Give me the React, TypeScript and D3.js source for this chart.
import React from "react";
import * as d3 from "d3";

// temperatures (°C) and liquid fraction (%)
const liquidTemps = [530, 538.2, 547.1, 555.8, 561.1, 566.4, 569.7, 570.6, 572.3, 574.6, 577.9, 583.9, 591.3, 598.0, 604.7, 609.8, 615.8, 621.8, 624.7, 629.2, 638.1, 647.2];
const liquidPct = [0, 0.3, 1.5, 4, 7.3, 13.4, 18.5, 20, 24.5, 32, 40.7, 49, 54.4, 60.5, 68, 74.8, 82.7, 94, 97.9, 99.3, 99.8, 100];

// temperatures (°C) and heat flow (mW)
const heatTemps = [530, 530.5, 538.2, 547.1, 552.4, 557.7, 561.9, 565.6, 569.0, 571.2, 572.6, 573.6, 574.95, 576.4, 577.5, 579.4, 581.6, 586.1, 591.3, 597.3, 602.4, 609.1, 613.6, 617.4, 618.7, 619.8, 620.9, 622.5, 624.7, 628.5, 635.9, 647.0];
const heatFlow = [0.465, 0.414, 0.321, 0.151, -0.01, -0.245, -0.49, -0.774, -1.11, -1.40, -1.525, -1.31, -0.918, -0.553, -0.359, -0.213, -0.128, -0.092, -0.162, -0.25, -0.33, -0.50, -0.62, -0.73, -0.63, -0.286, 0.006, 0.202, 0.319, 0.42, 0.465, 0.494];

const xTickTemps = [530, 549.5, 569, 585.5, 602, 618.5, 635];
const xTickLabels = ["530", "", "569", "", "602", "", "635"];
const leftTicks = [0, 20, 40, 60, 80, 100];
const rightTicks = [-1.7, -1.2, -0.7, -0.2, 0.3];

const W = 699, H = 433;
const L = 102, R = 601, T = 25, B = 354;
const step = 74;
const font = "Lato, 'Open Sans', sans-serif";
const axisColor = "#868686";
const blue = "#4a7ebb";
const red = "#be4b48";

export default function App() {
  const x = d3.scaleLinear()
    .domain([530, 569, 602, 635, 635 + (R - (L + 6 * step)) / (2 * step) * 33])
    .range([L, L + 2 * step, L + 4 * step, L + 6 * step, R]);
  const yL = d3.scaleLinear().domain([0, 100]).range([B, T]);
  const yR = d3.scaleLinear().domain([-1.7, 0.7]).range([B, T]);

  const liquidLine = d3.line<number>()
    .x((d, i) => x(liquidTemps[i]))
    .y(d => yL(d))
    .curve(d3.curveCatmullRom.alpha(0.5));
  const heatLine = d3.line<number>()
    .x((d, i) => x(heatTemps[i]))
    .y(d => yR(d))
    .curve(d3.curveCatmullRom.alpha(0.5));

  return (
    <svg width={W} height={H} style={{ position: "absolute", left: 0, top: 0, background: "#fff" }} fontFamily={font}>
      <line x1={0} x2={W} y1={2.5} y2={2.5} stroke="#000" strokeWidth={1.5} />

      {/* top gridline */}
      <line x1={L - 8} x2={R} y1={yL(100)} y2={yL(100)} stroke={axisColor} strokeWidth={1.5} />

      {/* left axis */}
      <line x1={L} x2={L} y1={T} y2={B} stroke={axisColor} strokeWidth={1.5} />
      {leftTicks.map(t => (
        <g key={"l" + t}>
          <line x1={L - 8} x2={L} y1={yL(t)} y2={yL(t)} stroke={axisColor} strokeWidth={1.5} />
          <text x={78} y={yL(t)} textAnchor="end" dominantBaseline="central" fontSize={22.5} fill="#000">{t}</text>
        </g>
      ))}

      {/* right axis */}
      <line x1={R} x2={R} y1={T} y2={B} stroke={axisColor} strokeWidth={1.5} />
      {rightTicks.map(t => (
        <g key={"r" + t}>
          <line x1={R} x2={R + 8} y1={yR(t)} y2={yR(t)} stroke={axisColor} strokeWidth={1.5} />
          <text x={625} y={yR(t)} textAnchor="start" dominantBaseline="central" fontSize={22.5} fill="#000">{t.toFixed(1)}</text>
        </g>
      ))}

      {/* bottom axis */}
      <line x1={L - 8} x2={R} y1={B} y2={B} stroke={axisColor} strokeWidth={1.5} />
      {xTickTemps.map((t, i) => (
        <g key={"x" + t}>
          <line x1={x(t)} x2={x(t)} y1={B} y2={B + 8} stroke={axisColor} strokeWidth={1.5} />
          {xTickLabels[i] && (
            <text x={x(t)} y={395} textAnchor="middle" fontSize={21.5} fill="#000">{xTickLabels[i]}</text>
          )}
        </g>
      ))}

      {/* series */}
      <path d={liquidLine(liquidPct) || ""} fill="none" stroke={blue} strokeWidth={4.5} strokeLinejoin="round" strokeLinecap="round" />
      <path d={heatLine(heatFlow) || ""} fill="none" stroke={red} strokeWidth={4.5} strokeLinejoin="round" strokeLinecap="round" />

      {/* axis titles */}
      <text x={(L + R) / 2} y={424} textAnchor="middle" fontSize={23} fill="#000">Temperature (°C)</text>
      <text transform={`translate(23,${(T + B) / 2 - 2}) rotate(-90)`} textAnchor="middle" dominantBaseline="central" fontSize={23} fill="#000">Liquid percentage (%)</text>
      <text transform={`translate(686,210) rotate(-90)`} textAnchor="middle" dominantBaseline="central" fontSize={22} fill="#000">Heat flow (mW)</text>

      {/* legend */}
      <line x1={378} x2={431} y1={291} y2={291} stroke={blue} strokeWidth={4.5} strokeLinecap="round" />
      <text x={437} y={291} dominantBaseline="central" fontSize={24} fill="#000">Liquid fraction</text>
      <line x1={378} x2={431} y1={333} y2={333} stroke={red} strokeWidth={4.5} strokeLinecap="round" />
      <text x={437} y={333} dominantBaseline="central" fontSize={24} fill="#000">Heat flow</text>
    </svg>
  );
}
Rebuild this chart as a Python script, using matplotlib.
######
- WORK TO COMPLETE
Among the records above, find each line holding the string "chart" and pull it out.

- THE REPLY
Give me the React, TypeScript and D3.js source for this chart.
Rebuild this chart as a Python script, using matplotlib.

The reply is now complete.